Mexico issues legal threat to Google
Press Freedom and AP/Reuters Dispute
- Some see the White House’s treatment of AP and Reuters over the naming issue as a targeted harassment campaign to discredit the few remaining broadly trusted wire services, leaving only more partisan outlets.
- Others argue AP long ago lost neutrality and increasingly mixes subjective analysis into news, citing media-bias watchdogs and opinion pieces as evidence of a left-leaning slant.
- Defenders counter that AP is rated highly factual with only mild liberal bias and that criticism exaggerates its flaws.
- A core split: whether AP should “play politics” and bend on naming to preserve access, or hold firm on standards even if it loses White House access and reach.
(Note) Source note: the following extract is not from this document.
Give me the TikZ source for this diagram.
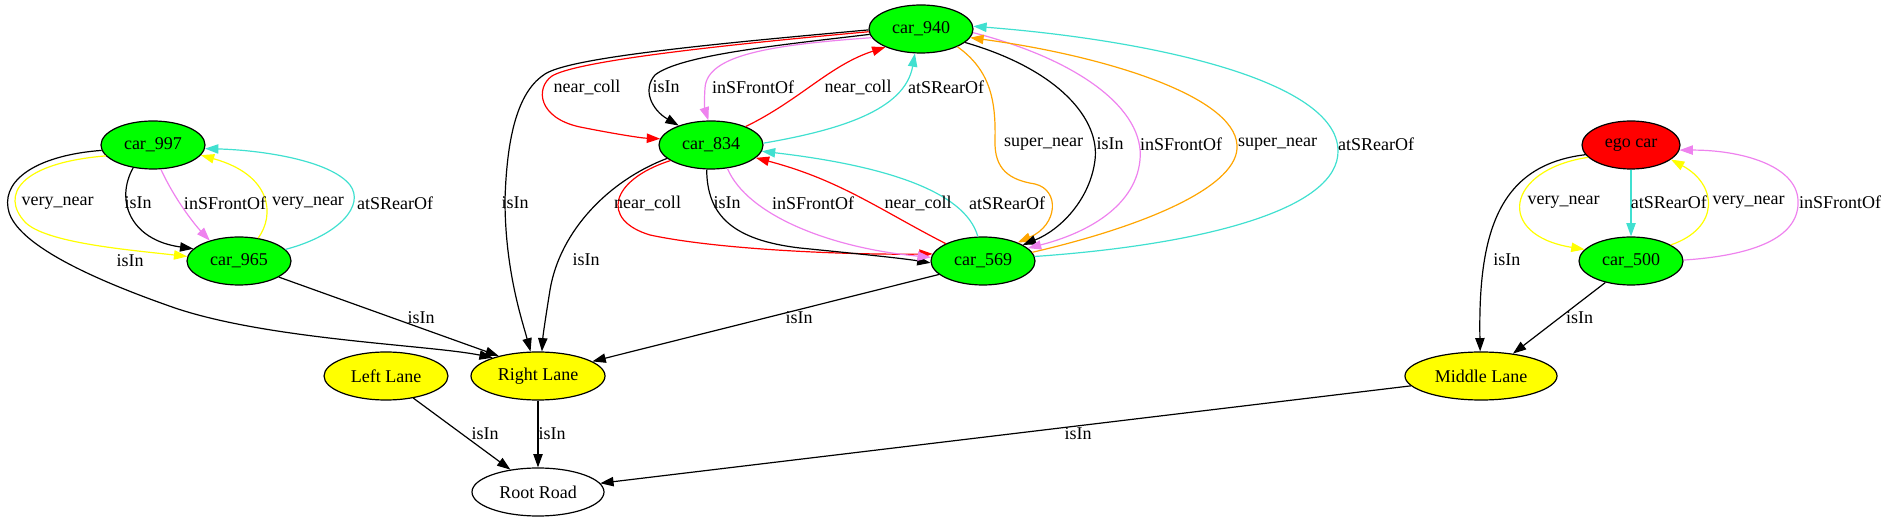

Google Maps, Localization, and Contested Names
- Multiple commenters note Google already localizes names: in Mexico it shows “Gulf of Mexico,” in the US “Gulf of America,” and in some other countries a combined label (e.g., “Gulf of Mexico (Gulf of America)”).
- This is compared to long-standing compromises for other disputes (Persian/Arabian Gulf, Sea of Japan/East Sea, Crimea).
- Some think that approach is reasonable and inevitable for a global service; others insist the US renaming is “nonsense” that should be contained within US borders and not exported.
Mexico’s Legal Threat and Sovereignty Arguments
- Mexico’s stated position: the US has no authority to rename the entire gulf, only waters under its jurisdiction; beyond that, the internationally accepted name should prevail.
- Supporters call this a sound argument about extraterritorial overreach and international naming norms.
- Skeptics respond that no global authority dictates “correct” map labels; each state and map vendor already runs its own opinionated map.
- Several warn that if Mexico succeeds, it opens the door to lawsuits worldwide over every naming and border dispute, undermining current localization practices.
Geopolitics, Distraction, and Symbolism
- Many dismiss the entire saga—executive order, database changes, lawsuits, and coverage—as a distraction tactic akin to earlier “freedom fries” culture-war stunts.
- Others argue names are not trivial: they function as propaganda, normalize expansionist rhetoric, and signal claims over territory and identity.
- Underneath the naming fight is concern about governments leveraging economic and legal pressure on tech platforms to enforce political narratives, at home and abroad.